Os especialistas ouvidos pelo EL PAÍS falam de uma "repetição de Mariana", apesar das diferentes proporções —enquanto a barragem de Brumadinho armazenava uma tonelada de rejeitos, a de Mariana armazenava 50 toneladas—. A estrutura de ambas, no entanto, era similar: eram barragens à montante, o modelo mais barato, construídas a partir da compactação de terra. Essas barragens começam com a construção de um dique e um tapete drenante, que serve para eliminar a água no interior da estrutura. "Se esse tipo de barragem não tiver um sistema de drenagem muito bom, a água vai filtrando, pouco a pouco", explica Polignano. "Hoje nem estava chovendo na região, não houve nenhum fenômeno externo, a estrutura rompeu devido à sua própria fragilidade. Não havia segurança", acrescenta.

O aumento desse tipo de barragem, ou alteamento, como é chamado, é feito com o próprio rejeito em direção à barragem. Tanto em Mariana como em Brumadinho, essas construções foram feitas acima de zonas de aglomeração humana, como cidades e povoados. "O licenciamento ambiental é ridículo no Brasil. Para as empresas, é economicamente favorável construir esse tipo de barragens, mas elas representam um risco. Se a lei proibisse a construção de barragens à montante acima de comunidades humanas, como fazem muitos países, teríamos menos desastres", critica Meneghin.

Outro tipo comum é a barragem à jusante, considerada mais segura, apesar de ser mais cara. Esta também começa com a construção de um dique e do tapete drenante, mas o alteamento é feito para o lado externo da barragem e não usa o próprio rejeito. Normalmente, se usa argila e pedregulhos, retirados de outro ponto da mina, em vez de água, para evitar filtrações e eventuais rupturas. Há três anos, depois do maior desastre ambiental do país, organizações civis mineiras apresentaram à Assembleia Legislativa do Estado o Projeto de Lei de Iniciativa Popular "Mar de Lama Nunca Mais", para exigir maior rigor no licenciamento de barragens e demandar que essas fossem construídas à jusante. O PL nunca foi votada. "É lamentável que mesmo depois de um crime ambiental do tamanho de Mariana não conseguimos mobilização política para fazer mudanças nesse sentido", diz Polignano, um dos impulsores do PL.

Reparação
A lama decorrente da ruptura da barragem de Brumadinho destruiu o córrego do Feijão, afluente do rio Paraopeba, uma importante bacia hidrográfica do ponto de vista do abastecimento público. Os especialistas afirmam que a biodiversidade da região terá sequelas permanentes. “O rejeito de minério da Mina Feijão é parecido ao que atingiu o rio Doce e mata toda a fauna e flora aquática. A descontaminação é muito difícil. No rio Doce, por exemplo, a água não voltou a apresentar condições de uso”, explica Malu Ribeiro, coordenadora da ONG S.O.S. Mata Atlântica.

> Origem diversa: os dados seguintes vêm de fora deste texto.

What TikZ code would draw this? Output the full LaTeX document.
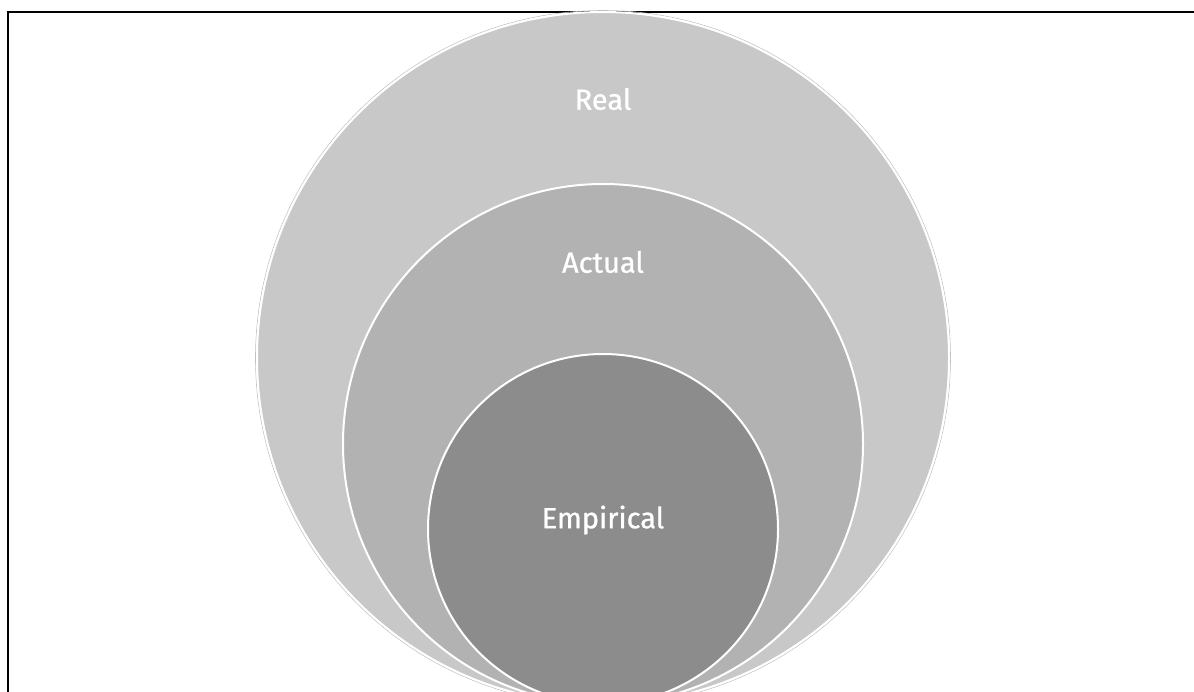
\documentclass[tikz,border=0pt]{standalone}
\usepackage{fontspec}
\setmainfont{Fira Sans}
\newfontfamily\ringfont[FakeBold=0.9]{Fira Sans}

\definecolor{realgray}{RGB}{200,200,200}
\definecolor{actualgray}{RGB}{178,178,178}
\definecolor{empgray}{RGB}{140,140,140}

\tikzset{
  ring/.style={draw=white, line width=2pt},
  ringlabel/.style={text=white, font=\ringfont\fontsize{29}{32}\selectfont},
}

\begin{document}
\begin{tikzpicture}[x=1pt,y=-1pt]

  \useasboundingbox (0,0) rectangle (1194,691);
  \clip (0,0) rectangle (1194,691);

  % frame
  \draw[line width=2.5pt] (8,1200) -- (8,12) -- (1300,12);

  % nested circles, all touching at the bottom
  \draw[gray!50, line width=0.6pt] (603,358) circle (347.5);
  \filldraw[ring, fill=realgray] (603,358) circle (346);
  \filldraw[ring, fill=actualgray] (603,444) circle (260);
  \filldraw[ring, fill=empgray] (603,529) circle (175);

  % labels
  \node[ringlabel] (real) at (603,99) {Real};
  \node[ringlabel] (actual) at (603,262) {Actual};
  \node[ringlabel] (empirical) at (603,520) {Empirical};
\end{tikzpicture}
\end{document}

Mudanças na legislação que garantam a reparação ao meio ambiente e às vítimas é precisamente uma reivindicação de ambientalistas, promotores e cientistas. "Nesses casos, aplica-se o Código Civil, que prevê igualdade das partes, quando é claro que as empresas têm mais recursos que o cidadão cuja vida foi afetada. A Samarco [responsável por Mariana], por exemplo, recebeu mais de 60 multas e, até hoje, só pagou uma", critica o promotor Guilherme Meneghin. "Esperamos que essa nova tragédia desencadeie novos procedimentos de reparação. Se não, só nos restará esperar a próxima tragédia", conclui.